===== DATA SUPPLIED =====

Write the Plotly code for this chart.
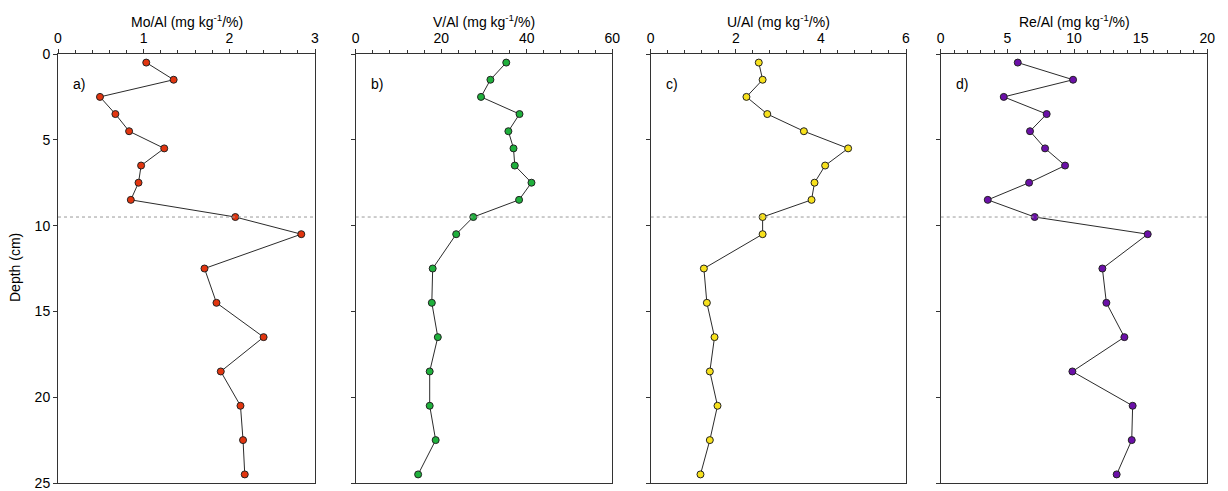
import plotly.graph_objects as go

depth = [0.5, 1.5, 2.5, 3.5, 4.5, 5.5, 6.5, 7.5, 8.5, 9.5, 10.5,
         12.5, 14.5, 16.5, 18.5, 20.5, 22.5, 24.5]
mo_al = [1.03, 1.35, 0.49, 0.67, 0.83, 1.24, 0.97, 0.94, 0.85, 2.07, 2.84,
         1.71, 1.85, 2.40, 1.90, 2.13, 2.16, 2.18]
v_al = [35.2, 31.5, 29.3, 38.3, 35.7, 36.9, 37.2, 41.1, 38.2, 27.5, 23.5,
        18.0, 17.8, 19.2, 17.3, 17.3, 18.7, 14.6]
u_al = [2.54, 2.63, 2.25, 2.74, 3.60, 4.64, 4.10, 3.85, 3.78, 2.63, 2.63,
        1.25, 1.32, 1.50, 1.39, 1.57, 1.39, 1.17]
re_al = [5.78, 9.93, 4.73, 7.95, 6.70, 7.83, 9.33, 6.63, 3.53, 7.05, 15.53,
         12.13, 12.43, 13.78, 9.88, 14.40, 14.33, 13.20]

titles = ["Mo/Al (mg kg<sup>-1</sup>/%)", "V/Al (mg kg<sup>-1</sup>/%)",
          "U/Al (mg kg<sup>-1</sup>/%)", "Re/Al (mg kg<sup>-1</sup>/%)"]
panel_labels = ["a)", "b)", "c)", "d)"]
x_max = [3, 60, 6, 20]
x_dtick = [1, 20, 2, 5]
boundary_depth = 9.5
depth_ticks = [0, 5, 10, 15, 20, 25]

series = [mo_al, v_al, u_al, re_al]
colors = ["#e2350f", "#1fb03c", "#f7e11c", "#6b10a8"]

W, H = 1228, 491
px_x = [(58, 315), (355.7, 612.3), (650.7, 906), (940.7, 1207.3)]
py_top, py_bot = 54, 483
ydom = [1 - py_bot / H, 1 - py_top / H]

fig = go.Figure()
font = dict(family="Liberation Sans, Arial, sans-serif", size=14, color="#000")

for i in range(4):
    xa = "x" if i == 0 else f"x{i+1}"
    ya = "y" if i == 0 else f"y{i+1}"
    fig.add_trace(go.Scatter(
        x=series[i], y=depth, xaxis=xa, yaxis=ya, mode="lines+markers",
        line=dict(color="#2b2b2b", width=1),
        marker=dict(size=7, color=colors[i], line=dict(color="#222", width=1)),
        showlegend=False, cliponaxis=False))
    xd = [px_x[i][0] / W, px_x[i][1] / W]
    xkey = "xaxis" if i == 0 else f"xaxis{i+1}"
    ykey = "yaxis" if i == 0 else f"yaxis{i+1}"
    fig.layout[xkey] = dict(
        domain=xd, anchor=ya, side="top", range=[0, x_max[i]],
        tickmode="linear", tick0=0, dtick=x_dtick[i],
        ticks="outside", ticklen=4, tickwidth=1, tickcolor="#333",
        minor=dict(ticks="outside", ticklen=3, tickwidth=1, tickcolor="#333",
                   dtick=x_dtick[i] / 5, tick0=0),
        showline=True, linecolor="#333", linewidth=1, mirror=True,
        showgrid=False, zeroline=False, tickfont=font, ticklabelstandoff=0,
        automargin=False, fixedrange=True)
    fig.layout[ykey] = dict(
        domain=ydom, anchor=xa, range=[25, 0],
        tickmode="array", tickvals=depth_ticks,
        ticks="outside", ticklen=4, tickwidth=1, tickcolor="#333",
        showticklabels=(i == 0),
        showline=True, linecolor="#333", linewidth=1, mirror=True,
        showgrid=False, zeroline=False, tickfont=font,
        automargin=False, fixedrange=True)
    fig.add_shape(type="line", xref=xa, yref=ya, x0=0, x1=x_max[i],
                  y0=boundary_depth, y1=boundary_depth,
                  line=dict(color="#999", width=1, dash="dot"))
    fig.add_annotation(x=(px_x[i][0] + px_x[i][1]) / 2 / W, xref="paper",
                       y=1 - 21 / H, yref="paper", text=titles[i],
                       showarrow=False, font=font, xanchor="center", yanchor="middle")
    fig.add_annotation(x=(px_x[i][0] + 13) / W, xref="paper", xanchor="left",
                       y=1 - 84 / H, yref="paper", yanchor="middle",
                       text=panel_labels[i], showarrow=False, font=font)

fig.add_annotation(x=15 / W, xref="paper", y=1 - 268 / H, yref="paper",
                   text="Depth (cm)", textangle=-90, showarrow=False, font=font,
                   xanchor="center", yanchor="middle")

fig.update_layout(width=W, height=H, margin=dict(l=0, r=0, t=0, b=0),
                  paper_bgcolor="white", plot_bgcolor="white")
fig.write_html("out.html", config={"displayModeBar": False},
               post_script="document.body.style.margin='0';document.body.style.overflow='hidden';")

=====
===== DATA SUPPLIED =====

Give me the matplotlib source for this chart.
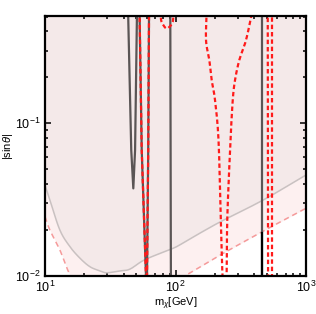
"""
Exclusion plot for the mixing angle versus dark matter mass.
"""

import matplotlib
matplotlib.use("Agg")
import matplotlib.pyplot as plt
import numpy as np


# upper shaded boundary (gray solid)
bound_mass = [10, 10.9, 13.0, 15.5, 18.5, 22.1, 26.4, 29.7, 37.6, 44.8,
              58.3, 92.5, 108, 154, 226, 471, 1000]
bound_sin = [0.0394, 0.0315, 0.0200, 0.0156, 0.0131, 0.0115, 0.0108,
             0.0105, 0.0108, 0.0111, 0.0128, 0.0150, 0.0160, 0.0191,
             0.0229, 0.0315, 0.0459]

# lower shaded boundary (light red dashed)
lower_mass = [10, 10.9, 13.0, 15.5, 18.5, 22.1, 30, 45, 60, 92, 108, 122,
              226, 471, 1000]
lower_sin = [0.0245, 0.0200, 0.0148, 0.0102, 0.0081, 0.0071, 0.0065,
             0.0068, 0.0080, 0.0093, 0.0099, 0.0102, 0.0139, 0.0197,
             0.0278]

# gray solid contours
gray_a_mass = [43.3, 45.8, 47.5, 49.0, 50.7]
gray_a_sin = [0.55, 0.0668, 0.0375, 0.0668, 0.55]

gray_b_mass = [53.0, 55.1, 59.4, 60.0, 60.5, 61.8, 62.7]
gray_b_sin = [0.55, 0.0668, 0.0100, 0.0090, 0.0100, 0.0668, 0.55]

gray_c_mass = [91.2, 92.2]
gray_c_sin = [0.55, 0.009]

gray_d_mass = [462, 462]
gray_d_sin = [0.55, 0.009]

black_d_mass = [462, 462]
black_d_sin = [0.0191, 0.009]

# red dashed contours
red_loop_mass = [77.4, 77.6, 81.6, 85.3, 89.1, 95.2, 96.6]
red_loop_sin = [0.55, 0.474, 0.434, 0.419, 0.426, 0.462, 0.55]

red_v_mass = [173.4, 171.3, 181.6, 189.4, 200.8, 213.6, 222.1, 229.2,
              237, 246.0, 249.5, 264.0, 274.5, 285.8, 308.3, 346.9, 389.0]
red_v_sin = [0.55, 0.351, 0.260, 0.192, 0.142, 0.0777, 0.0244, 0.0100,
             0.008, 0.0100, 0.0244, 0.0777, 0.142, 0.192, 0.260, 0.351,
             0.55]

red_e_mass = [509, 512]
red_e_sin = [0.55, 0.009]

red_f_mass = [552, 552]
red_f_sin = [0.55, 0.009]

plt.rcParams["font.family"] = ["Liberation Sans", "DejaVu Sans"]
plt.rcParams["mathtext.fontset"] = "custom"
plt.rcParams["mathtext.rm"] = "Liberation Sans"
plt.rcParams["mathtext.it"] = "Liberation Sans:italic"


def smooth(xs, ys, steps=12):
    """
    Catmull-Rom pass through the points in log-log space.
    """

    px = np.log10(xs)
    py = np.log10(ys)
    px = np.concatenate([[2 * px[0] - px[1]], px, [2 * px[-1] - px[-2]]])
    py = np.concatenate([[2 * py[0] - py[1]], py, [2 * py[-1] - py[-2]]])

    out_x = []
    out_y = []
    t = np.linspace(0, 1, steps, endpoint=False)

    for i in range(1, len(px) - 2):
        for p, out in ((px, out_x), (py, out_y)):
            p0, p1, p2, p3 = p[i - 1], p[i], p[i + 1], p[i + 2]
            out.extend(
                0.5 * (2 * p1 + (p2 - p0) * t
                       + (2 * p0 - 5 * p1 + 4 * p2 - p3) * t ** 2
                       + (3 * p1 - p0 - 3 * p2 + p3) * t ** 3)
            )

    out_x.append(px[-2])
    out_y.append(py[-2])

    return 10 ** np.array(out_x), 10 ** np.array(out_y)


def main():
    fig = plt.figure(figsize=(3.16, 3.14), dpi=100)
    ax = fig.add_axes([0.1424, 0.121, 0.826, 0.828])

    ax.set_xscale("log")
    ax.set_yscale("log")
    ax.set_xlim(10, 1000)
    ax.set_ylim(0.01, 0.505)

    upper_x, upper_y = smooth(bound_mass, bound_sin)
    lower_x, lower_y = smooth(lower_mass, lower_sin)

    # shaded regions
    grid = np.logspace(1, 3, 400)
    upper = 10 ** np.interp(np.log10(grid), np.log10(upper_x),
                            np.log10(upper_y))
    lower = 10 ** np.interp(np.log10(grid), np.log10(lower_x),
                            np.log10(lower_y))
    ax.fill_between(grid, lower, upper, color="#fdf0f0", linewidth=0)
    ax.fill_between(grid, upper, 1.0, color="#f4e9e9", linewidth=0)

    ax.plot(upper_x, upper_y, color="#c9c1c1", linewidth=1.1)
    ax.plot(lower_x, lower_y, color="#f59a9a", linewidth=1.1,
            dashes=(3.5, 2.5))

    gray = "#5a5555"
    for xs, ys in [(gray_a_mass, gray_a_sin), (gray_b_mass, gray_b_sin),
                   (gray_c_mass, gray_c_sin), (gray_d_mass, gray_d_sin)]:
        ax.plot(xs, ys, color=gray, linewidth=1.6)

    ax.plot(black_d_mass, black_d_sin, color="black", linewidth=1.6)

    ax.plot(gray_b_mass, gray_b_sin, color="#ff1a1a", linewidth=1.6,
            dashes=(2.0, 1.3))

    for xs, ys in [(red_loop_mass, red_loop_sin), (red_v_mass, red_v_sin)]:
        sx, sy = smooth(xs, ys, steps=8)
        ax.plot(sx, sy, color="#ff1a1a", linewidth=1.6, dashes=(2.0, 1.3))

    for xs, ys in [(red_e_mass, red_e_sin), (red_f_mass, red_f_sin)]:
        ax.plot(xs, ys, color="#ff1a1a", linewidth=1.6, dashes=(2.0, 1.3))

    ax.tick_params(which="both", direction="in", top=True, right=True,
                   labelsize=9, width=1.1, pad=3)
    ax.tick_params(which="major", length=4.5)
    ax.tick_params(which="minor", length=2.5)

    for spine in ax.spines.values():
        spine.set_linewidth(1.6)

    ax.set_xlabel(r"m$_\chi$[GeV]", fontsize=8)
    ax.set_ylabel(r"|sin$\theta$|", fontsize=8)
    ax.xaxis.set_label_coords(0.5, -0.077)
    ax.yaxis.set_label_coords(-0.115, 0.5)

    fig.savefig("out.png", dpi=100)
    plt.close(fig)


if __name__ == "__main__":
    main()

=====

### TASK DETAILS
Every line from the one containing "Give me the matplotlib source for this chart." to the one containing "gray_a_sin = [0.55, 0.0668, 0.0375, 0.0668, 0.55]" should be output exactly, both ends included. Nothing else goes in, and no pictures either.

### CORRECT ANSWER
Give me the matplotlib source for this chart.
"""
Exclusion plot for the mixing angle versus dark matter mass.
"""

import matplotlib
matplotlib.use("Agg")
import matplotlib.pyplot as plt
import numpy as np


# upper shaded boundary (gray solid)
bound_mass = [10, 10.9, 13.0, 15.5, 18.5, 22.1, 26.4, 29.7, 37.6, 44.8,
              58.3, 92.5, 108, 154, 226, 471, 1000]
bound_sin = [0.0394, 0.0315, 0.0200, 0.0156, 0.0131, 0.0115, 0.0108,
             0.0105, 0.0108, 0.0111, 0.0128, 0.0150, 0.0160, 0.0191,
             0.0229, 0.0315, 0.0459]

# lower shaded boundary (light red dashed)
lower_mass = [10, 10.9, 13.0, 15.5, 18.5, 22.1, 30, 45, 60, 92, 108, 122,
              226, 471, 1000]
lower_sin = [0.0245, 0.0200, 0.0148, 0.0102, 0.0081, 0.0071, 0.0065,
             0.0068, 0.0080, 0.0093, 0.0099, 0.0102, 0.0139, 0.0197,
             0.0278]

# gray solid contours
gray_a_mass = [43.3, 45.8, 47.5, 49.0, 50.7]
gray_a_sin = [0.55, 0.0668, 0.0375, 0.0668, 0.55]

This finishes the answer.